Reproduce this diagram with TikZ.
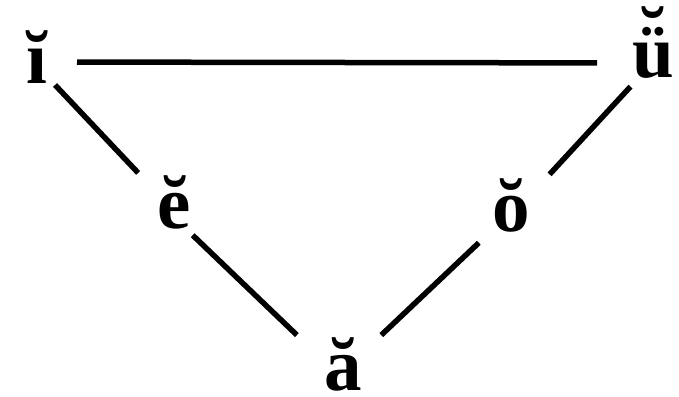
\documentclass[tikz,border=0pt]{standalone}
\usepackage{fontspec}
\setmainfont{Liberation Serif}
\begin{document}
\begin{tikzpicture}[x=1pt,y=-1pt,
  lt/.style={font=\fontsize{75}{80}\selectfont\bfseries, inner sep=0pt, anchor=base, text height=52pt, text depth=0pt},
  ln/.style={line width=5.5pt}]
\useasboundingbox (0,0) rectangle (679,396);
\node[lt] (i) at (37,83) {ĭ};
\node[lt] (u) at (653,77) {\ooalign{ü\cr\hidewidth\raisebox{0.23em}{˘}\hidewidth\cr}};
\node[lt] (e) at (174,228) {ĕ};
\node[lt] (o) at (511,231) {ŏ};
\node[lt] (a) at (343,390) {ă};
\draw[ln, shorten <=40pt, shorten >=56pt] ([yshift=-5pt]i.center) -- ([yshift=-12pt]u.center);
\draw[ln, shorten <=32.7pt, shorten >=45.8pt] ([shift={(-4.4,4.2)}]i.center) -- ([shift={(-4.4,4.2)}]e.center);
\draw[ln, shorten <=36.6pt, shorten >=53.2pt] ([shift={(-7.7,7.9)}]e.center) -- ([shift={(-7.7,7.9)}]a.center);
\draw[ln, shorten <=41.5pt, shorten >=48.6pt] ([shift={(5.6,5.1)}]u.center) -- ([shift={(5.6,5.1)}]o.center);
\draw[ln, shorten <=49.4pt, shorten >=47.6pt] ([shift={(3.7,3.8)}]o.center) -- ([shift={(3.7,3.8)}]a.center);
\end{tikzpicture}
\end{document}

◆ **Task**: Leave the images out, please, and restate each line word for word.

◆ **Task output**:
Reproduce this diagram with TikZ.
\documentclass[tikz,border=0pt]{standalone}
\usepackage{fontspec}
\setmainfont{Liberation Serif}
\begin{document}
\begin{tikzpicture}[x=1pt,y=-1pt,
  lt/.style={font=\fontsize{75}{80}\selectfont\bfseries, inner sep=0pt, anchor=base, text height=52pt, text depth=0pt},
  ln/.style={line width=5.5pt}]
\useasboundingbox (0,0) rectangle (679,396);
\node[lt] (i) at (37,83) {ĭ};
\node[lt] (u) at (653,77) {\ooalign{ü\cr\hidewidth\raisebox{0.23em}{˘}\hidewidth\cr}};
\node[lt] (e) at (174,228) {ĕ};
\node[lt] (o) at (511,231) {ŏ};
\node[lt] (a) at (343,390) {ă};
\draw[ln, shorten <=40pt, shorten >=56pt] ([yshift=-5pt]i.center) -- ([yshift=-12pt]u.center);
\draw[ln, shorten <=32.7pt, shorten >=45.8pt] ([shift={(-4.4,4.2)}]i.center) -- ([shift={(-4.4,4.2)}]e.center);
\draw[ln, shorten <=36.6pt, shorten >=53.2pt] ([shift={(-7.7,7.9)}]e.center) -- ([shift={(-7.7,7.9)}]a.center);
\draw[ln, shorten <=41.5pt, shorten >=48.6pt] ([shift={(5.6,5.1)}]u.center) -- ([shift={(5.6,5.1)}]o.center);
\draw[ln, shorten <=49.4pt, shorten >=47.6pt] ([shift={(3.7,3.8)}]o.center) -- ([shift={(3.7,3.8)}]a.center);
\end{tikzpicture}
\end{document}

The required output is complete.